YOUR INSTRUCTIONS —
Retype each line exactly. Skip images.

PROVIDED MATERIAL —
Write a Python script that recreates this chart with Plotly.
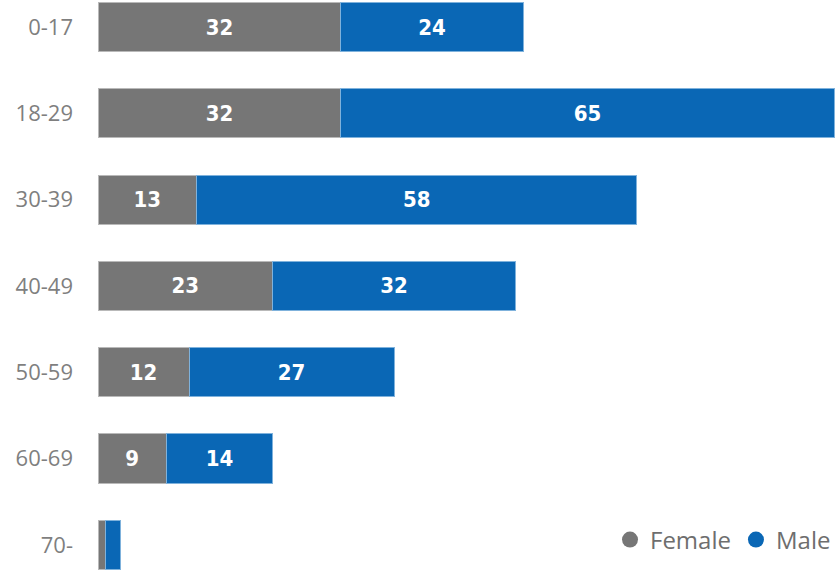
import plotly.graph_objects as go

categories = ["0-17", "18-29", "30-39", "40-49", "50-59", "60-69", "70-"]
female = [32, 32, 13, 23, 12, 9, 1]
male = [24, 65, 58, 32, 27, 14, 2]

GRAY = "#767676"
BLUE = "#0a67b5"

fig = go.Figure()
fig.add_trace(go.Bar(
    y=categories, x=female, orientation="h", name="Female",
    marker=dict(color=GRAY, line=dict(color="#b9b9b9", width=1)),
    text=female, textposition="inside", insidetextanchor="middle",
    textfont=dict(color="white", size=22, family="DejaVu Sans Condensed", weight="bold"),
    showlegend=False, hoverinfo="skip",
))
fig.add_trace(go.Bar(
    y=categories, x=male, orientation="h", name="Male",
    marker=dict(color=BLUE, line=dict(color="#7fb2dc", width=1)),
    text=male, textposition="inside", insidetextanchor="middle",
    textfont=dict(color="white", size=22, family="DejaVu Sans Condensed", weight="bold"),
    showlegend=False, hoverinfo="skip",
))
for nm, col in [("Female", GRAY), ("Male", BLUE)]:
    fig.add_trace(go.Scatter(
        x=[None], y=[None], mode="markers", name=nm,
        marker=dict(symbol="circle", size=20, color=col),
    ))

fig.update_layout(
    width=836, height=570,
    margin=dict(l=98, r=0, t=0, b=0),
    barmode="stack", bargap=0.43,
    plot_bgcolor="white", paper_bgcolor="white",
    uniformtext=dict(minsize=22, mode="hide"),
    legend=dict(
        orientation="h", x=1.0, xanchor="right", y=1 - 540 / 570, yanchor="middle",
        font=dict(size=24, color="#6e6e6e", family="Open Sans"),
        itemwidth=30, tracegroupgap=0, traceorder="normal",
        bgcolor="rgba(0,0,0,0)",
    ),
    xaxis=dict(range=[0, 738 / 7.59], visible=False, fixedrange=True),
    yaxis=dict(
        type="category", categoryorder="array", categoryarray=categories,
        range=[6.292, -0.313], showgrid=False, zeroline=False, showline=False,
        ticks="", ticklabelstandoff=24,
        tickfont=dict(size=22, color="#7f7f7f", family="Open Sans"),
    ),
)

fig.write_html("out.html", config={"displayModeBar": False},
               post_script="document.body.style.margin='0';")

TASK RESPONSE —
Write a Python script that recreates this chart with Plotly.
import plotly.graph_objects as go

categories = ["0-17", "18-29", "30-39", "40-49", "50-59", "60-69", "70-"]
female = [32, 32, 13, 23, 12, 9, 1]
male = [24, 65, 58, 32, 27, 14, 2]

GRAY = "#767676"
BLUE = "#0a67b5"

fig = go.Figure()
fig.add_trace(go.Bar(
    y=categories, x=female, orientation="h", name="Female",
    marker=dict(color=GRAY, line=dict(color="#b9b9b9", width=1)),
    text=female, textposition="inside", insidetextanchor="middle",
    textfont=dict(color="white", size=22, family="DejaVu Sans Condensed", weight="bold"),
    showlegend=False, hoverinfo="skip",
))
fig.add_trace(go.Bar(
    y=categories, x=male, orientation="h", name="Male",
    marker=dict(color=BLUE, line=dict(color="#7fb2dc", width=1)),
    text=male, textposition="inside", insidetextanchor="middle",
    textfont=dict(color="white", size=22, family="DejaVu Sans Condensed", weight="bold"),
    showlegend=False, hoverinfo="skip",
))
for nm, col in [("Female", GRAY), ("Male", BLUE)]:
    fig.add_trace(go.Scatter(
        x=[None], y=[None], mode="markers", name=nm,
        marker=dict(symbol="circle", size=20, color=col),
    ))

fig.update_layout(
    width=836, height=570,
    margin=dict(l=98, r=0, t=0, b=0),
    barmode="stack", bargap=0.43,
    plot_bgcolor="white", paper_bgcolor="white",
    uniformtext=dict(minsize=22, mode="hide"),
    legend=dict(
        orientation="h", x=1.0, xanchor="right", y=1 - 540 / 570, yanchor="middle",
        font=dict(size=24, color="#6e6e6e", family="Open Sans"),
        itemwidth=30, tracegroupgap=0, traceorder="normal",
        bgcolor="rgba(0,0,0,0)",
    ),
    xaxis=dict(range=[0, 738 / 7.59], visible=False, fixedrange=True),
    yaxis=dict(
        type="category", categoryorder="array", categoryarray=categories,
        range=[6.292, -0.313], showgrid=False, zeroline=False, showline=False,
        ticks="", ticklabelstandoff=24,
        tickfont=dict(size=22, color="#7f7f7f", family="Open Sans"),
    ),
)

fig.write_html("out.html", config={"displayModeBar": False},
               post_script="document.body.style.margin='0';")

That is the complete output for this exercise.